WHAT YOU SHOULD DO:
Give all the lines below again, exactly, with no pictures.

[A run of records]
====================

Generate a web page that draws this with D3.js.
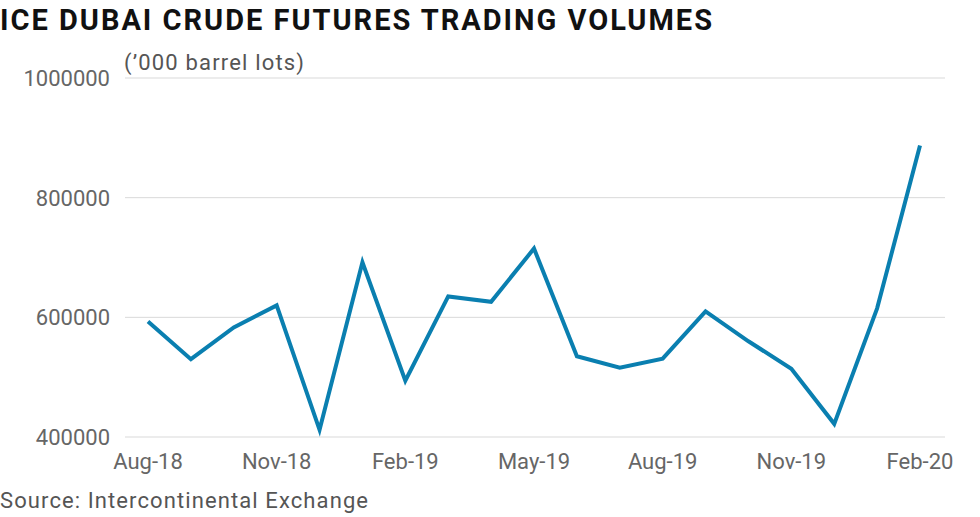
<!DOCTYPE html>
<html><head><meta charset="utf-8">
<script src="https://cdn.jsdelivr.net/npm/d3@7"></script>
<style>body{margin:0;background:#fff;font-family:Roboto,"Noto Sans",sans-serif;}</style>
</head><body><svg id="c" width="980" height="517"></svg>
<script>
const months=["Aug-18","Sep-18","Oct-18","Nov-18","Dec-18","Jan-19","Feb-19","Mar-19","Apr-19","May-19","Jun-19","Jul-19","Aug-19","Sep-19","Oct-19","Nov-19","Dec-19","Jan-20","Feb-20"];
const volumes=[593000,530000,583000,620000,412000,692000,494000,635000,626000,715000,535000,516000,531000,610000,560000,514000,422000,615000,887000];
const xTicks=["Aug-18","Nov-18","Feb-19","May-19","Aug-19","Nov-19","Feb-20"];
const yTicks=[400000,600000,800000,1000000];
const svg=d3.select("#c");
const x=d3.scalePoint().domain(months).range([148,920]);
const y=d3.scaleLinear().domain([400000,1000000]).range([437,78]);
svg.append("text").attr("x",0).attr("y",30).attr("font-size",29).attr("font-weight",700).attr("fill","#111").attr("textLength",712).text("ICE DUBAI CRUDE FUTURES TRADING VOLUMES");
svg.append("text").attr("x",124).attr("y",70).attr("font-size",22).attr("fill","#555").attr("textLength",180).text("(’000 barrel lots)");
const g=svg.append("g");
yTicks.forEach(t=>{
  g.append("line").attr("x1",125).attr("x2",945).attr("y1",y(t)).attr("y2",y(t)).attr("stroke","#d9d9d9").attr("stroke-width",1);
  g.append("text").attr("x",110).attr("y",y(t)+8).attr("text-anchor","end").attr("font-size",22).attr("fill","#666").text(t);
});
xTicks.forEach(t=>{
  g.append("text").attr("x",x(t)).attr("y",469).attr("text-anchor","middle").attr("font-size",22).attr("fill","#666").text(t);
});
svg.append("path").datum(volumes).attr("fill","none").attr("stroke","#0a7fb0").attr("stroke-width",4).attr("stroke-linejoin","miter")
 .attr("d",d3.line().x((d,i)=>x(months[i])).y(d=>y(d)));
svg.append("text").attr("x",0).attr("y",508).attr("font-size",22).attr("fill","#555").attr("textLength",368).text("Source: Intercontinental Exchange");
</script></body></html>
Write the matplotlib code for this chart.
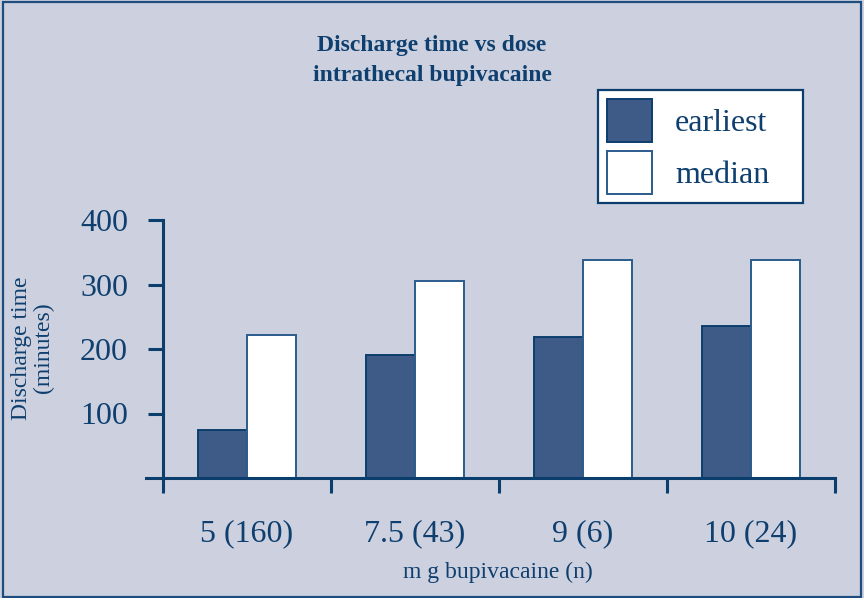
import matplotlib
matplotlib.use("Agg")
import matplotlib.pyplot as plt
import numpy as np
from matplotlib.patches import Rectangle

categories = ["5 (160)", "7.5 (43)", "9 (6)", "10 (24)"]
earliest = [75, 191, 219, 236]
median = [222, 306, 338, 338]
yticks = [100, 200, 300, 400]

BG = "#CDD1DF"
DARK = "#3E5A87"
NAVY = "#0C3E6D"
TXT = "#0E3F6E"

plt.rcParams['font.family'] = ['Liberation Serif', 'DejaVu Serif']

fig = plt.figure(figsize=(8.64, 5.98), dpi=100)
fig.patch.set_facecolor(BG)
fig.add_artist(Rectangle((0.004, 0.002), 0.992, 0.994, transform=fig.transFigure,
                         fill=False, edgecolor="#1F4E7E", linewidth=1.6))

ax = fig.add_axes([146/864, (598-478)/598, (835-146)/864, (478-220)/598])
ax.set_facecolor(BG)
x = np.arange(len(categories))
w = 0.29
ax.bar(x - w/2, earliest, w, color=DARK, edgecolor=NAVY, linewidth=1.4, label="earliest")
ax.bar(x + w/2, median, w, color="white", edgecolor="#2A5C8C", linewidth=1.4, label="median")

ax.set_xlim(-0.6, 3.5)
ax.set_ylim(0, 400)
for s in ["top", "right"]:
    ax.spines[s].set_visible(False)
ax.spines["left"].set_position(("data", -0.5))
ax.spines["left"].set_color(NAVY)
ax.spines["bottom"].set_color(NAVY)
ax.spines["left"].set_linewidth(2.2)
ax.spines["bottom"].set_linewidth(2.2)

ax.set_yticks(yticks)
ax.set_yticklabels([str(v) for v in yticks])
ax.tick_params(axis="y", length=11, width=2.2, color=NAVY, labelcolor=TXT, labelsize=23, pad=14)

ax.set_xticks(x)
ax.set_xticklabels(categories)
ax.tick_params(axis="x", which="major", length=0, labelcolor=TXT, labelsize=23, pad=30)
ax.set_xticks(np.arange(-0.5, 3.6, 1.0), minor=True)
ax.tick_params(axis="x", which="minor", length=11, width=2.2, color=NAVY)

fig.text(432/864, 1 - 45/598, "Discharge time vs dose", ha="center", va="center",
         fontsize=17, fontweight="bold", color=TXT)
fig.text(432/864, 1 - 75/598, "intrathecal bupivacaine", ha="center", va="center",
         fontsize=17, fontweight="bold", color=TXT)

fig.text(22/864, 1 - 348/598, "Discharge time", rotation=90, ha="center", va="center",
         fontsize=17, color=TXT)
fig.text(43/864, 1 - 348/598, "(minutes)", rotation=90, ha="center", va="center",
         fontsize=17, color=TXT)

fig.text(498/864, 1 - 572/598, "m g bupivacaine (n)", ha="center", va="center",
         fontsize=17, color=TXT)

leg = fig.legend(loc="upper left",
                 bbox_to_anchor=(598/864, (598-204)/598, (803-598)/864, (204-90)/598),
                 mode="expand", fontsize=23, frameon=True, fancybox=False,
                 handlelength=1.41, handleheight=1.7, handletextpad=0.72,
                 borderpad=0.28, labelspacing=0.28, borderaxespad=0.0)
leg.get_frame().set_edgecolor(NAVY)
leg.get_frame().set_linewidth(1.6)
leg.get_frame().set_facecolor("white")
leg.get_frame().set_alpha(1)
for t in leg.get_texts():
    t.set_color(TXT)

fig.savefig("out.png", dpi=100, facecolor=BG)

====================

RESULT OF THE TASK:
Generate a web page that draws this with D3.js.
<!DOCTYPE html>
<html><head><meta charset="utf-8">
<script src="https://cdn.jsdelivr.net/npm/d3@7"></script>
<style>body{margin:0;background:#fff;font-family:Roboto,"Noto Sans",sans-serif;}</style>
</head><body><svg id="c" width="980" height="517"></svg>
<script>
const months=["Aug-18","Sep-18","Oct-18","Nov-18","Dec-18","Jan-19","Feb-19","Mar-19","Apr-19","May-19","Jun-19","Jul-19","Aug-19","Sep-19","Oct-19","Nov-19","Dec-19","Jan-20","Feb-20"];
const volumes=[593000,530000,583000,620000,412000,692000,494000,635000,626000,715000,535000,516000,531000,610000,560000,514000,422000,615000,887000];
const xTicks=["Aug-18","Nov-18","Feb-19","May-19","Aug-19","Nov-19","Feb-20"];
const yTicks=[400000,600000,800000,1000000];
const svg=d3.select("#c");
const x=d3.scalePoint().domain(months).range([148,920]);
const y=d3.scaleLinear().domain([400000,1000000]).range([437,78]);
svg.append("text").attr("x",0).attr("y",30).attr("font-size",29).attr("font-weight",700).attr("fill","#111").attr("textLength",712).text("ICE DUBAI CRUDE FUTURES TRADING VOLUMES");
svg.append("text").attr("x",124).attr("y",70).attr("font-size",22).attr("fill","#555").attr("textLength",180).text("(’000 barrel lots)");
const g=svg.append("g");
yTicks.forEach(t=>{
  g.append("line").attr("x1",125).attr("x2",945).attr("y1",y(t)).attr("y2",y(t)).attr("stroke","#d9d9d9").attr("stroke-width",1);
  g.append("text").attr("x",110).attr("y",y(t)+8).attr("text-anchor","end").attr("font-size",22).attr("fill","#666").text(t);
});
xTicks.forEach(t=>{
  g.append("text").attr("x",x(t)).attr("y",469).attr("text-anchor","middle").attr("font-size",22).attr("fill","#666").text(t);
});
svg.append("path").datum(volumes).attr("fill","none").attr("stroke","#0a7fb0").attr("stroke-width",4).attr("stroke-linejoin","miter")
 .attr("d",d3.line().x((d,i)=>x(months[i])).y(d=>y(d)));
svg.append("text").attr("x",0).attr("y",508).attr("font-size",22).attr("fill","#555").attr("textLength",368).text("Source: Intercontinental Exchange");
</script></body></html>
Write the matplotlib code for this chart.
import matplotlib
matplotlib.use("Agg")
import matplotlib.pyplot as plt
import numpy as np
from matplotlib.patches import Rectangle

categories = ["5 (160)", "7.5 (43)", "9 (6)", "10 (24)"]
earliest = [75, 191, 219, 236]
median = [222, 306, 338, 338]
yticks = [100, 200, 300, 400]

BG = "#CDD1DF"
DARK = "#3E5A87"
NAVY = "#0C3E6D"
TXT = "#0E3F6E"

plt.rcParams['font.family'] = ['Liberation Serif', 'DejaVu Serif']

fig = plt.figure(figsize=(8.64, 5.98), dpi=100)
fig.patch.set_facecolor(BG)
fig.add_artist(Rectangle((0.004, 0.002), 0.992, 0.994, transform=fig.transFigure,
                         fill=False, edgecolor="#1F4E7E", linewidth=1.6))

ax = fig.add_axes([146/864, (598-478)/598, (835-146)/864, (478-220)/598])
ax.set_facecolor(BG)
x = np.arange(len(categories))
w = 0.29
ax.bar(x - w/2, earliest, w, color=DARK, edgecolor=NAVY, linewidth=1.4, label="earliest")
ax.bar(x + w/2, median, w, color="white", edgecolor="#2A5C8C", linewidth=1.4, label="median")

ax.set_xlim(-0.6, 3.5)
ax.set_ylim(0, 400)
for s in ["top", "right"]:
    ax.spines[s].set_visible(False)
ax.spines["left"].set_position(("data", -0.5))
ax.spines["left"].set_color(NAVY)
ax.spines["bottom"].set_color(NAVY)
ax.spines["left"].set_linewidth(2.2)
ax.spines["bottom"].set_linewidth(2.2)

ax.set_yticks(yticks)
ax.set_yticklabels([str(v) for v in yticks])
ax.tick_params(axis="y", length=11, width=2.2, color=NAVY, labelcolor=TXT, labelsize=23, pad=14)

ax.set_xticks(x)
ax.set_xticklabels(categories)
ax.tick_params(axis="x", which="major", length=0, labelcolor=TXT, labelsize=23, pad=30)
ax.set_xticks(np.arange(-0.5, 3.6, 1.0), minor=True)
ax.tick_params(axis="x", which="minor", length=11, width=2.2, color=NAVY)

fig.text(432/864, 1 - 45/598, "Discharge time vs dose", ha="center", va="center",
         fontsize=17, fontweight="bold", color=TXT)
fig.text(432/864, 1 - 75/598, "intrathecal bupivacaine", ha="center", va="center",
         fontsize=17, fontweight="bold", color=TXT)

fig.text(22/864, 1 - 348/598, "Discharge time", rotation=90, ha="center", va="center",
         fontsize=17, color=TXT)
fig.text(43/864, 1 - 348/598, "(minutes)", rotation=90, ha="center", va="center",
         fontsize=17, color=TXT)

fig.text(498/864, 1 - 572/598, "m g bupivacaine (n)", ha="center", va="center",
         fontsize=17, color=TXT)

leg = fig.legend(loc="upper left",
                 bbox_to_anchor=(598/864, (598-204)/598, (803-598)/864, (204-90)/598),
                 mode="expand", fontsize=23, frameon=True, fancybox=False,
                 handlelength=1.41, handleheight=1.7, handletextpad=0.72,
                 borderpad=0.28, labelspacing=0.28, borderaxespad=0.0)
leg.get_frame().set_edgecolor(NAVY)
leg.get_frame().set_linewidth(1.6)
leg.get_frame().set_facecolor("white")
leg.get_frame().set_alpha(1)
for t in leg.get_texts():
    t.set_color(TXT)

fig.savefig("out.png", dpi=100, facecolor=BG)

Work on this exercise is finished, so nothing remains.